In reinforcement learning (RL), the discount factor, typically denoted as γ (gamma), is crucial for evaluating future rewards by weighting them less as they become more distant. This parameter ranges between 0 and 1, where a value closer to 0 places more emphasis on immediate rewards, while a value near 1 makes the agent consider future rewards more heavily. The discount factor ensures that the cumulative reward, which the RL agent aims to maximize, is finite and manageable, preventing infinite sums in cases of ongoing tasks. In financial contexts, the discount factor serves a similar purpose by translating future cash flows or earnings to their present value, accounting for the time value of money, which is fundamental for investment analysis and valuation.

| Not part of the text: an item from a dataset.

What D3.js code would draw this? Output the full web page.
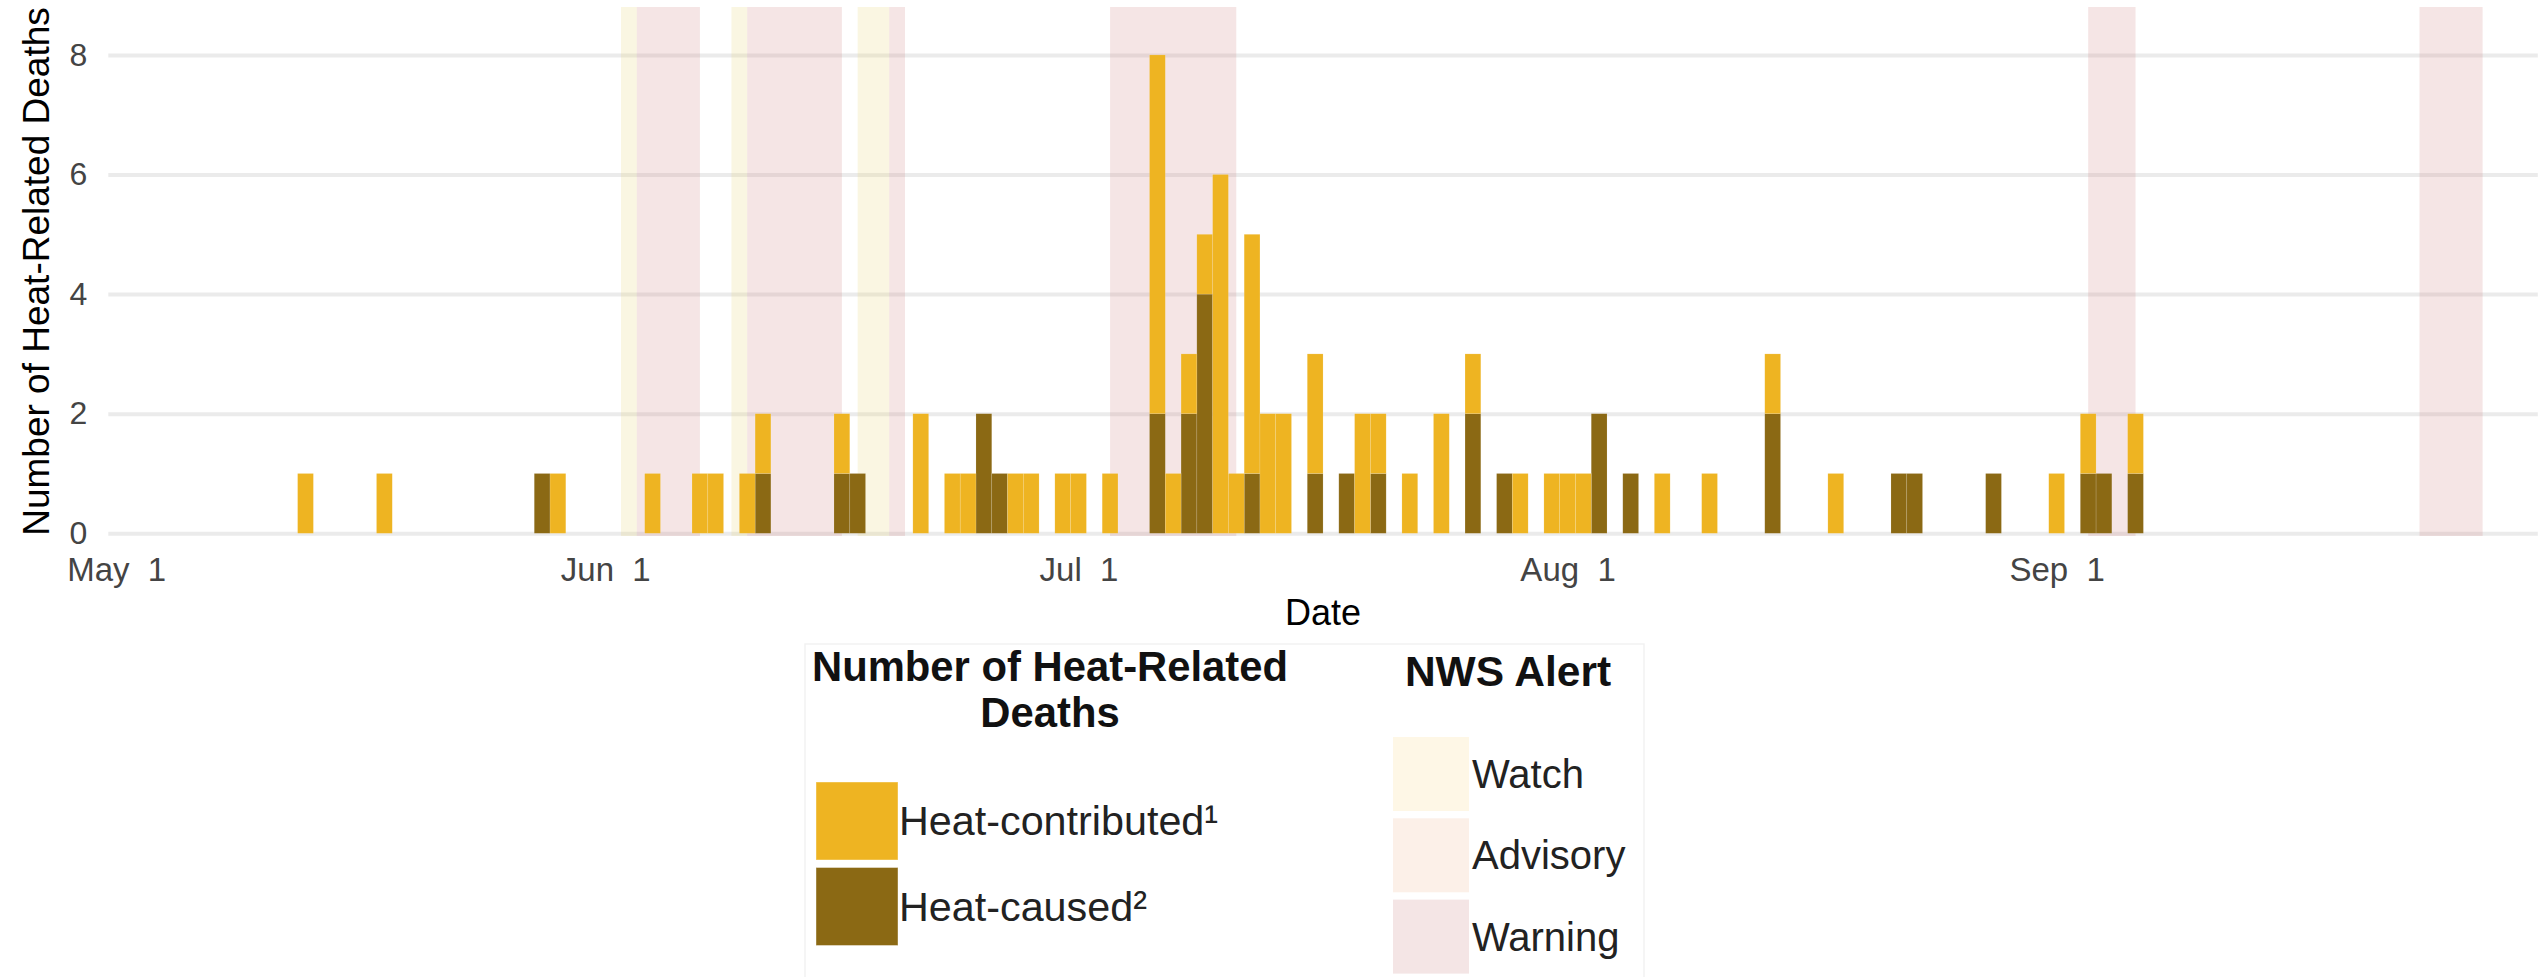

Historical Overview: The concept of discounting future rewards can be traced back to the early developments of time preference theory in economics during the 19th century. In reinforcement learning, the formal introduction of the discount factor was pivotal in the 1980s, particularly with the publication of foundational texts and research papers on Markov Decision Processes (MDPs) and dynamic programming by Richard Bellman.

Key Contributors: Richard Bellman is a significant figure in the development of the discount factor concept within dynamic programming and reinforcement learning. His work in the 1950s laid the groundwork for many modern RL algorithms that utilize the discount factor. Additionally, economists like Paul Samuelson contributed to the understanding of discounting in economic theory with his work on the discounted utility model.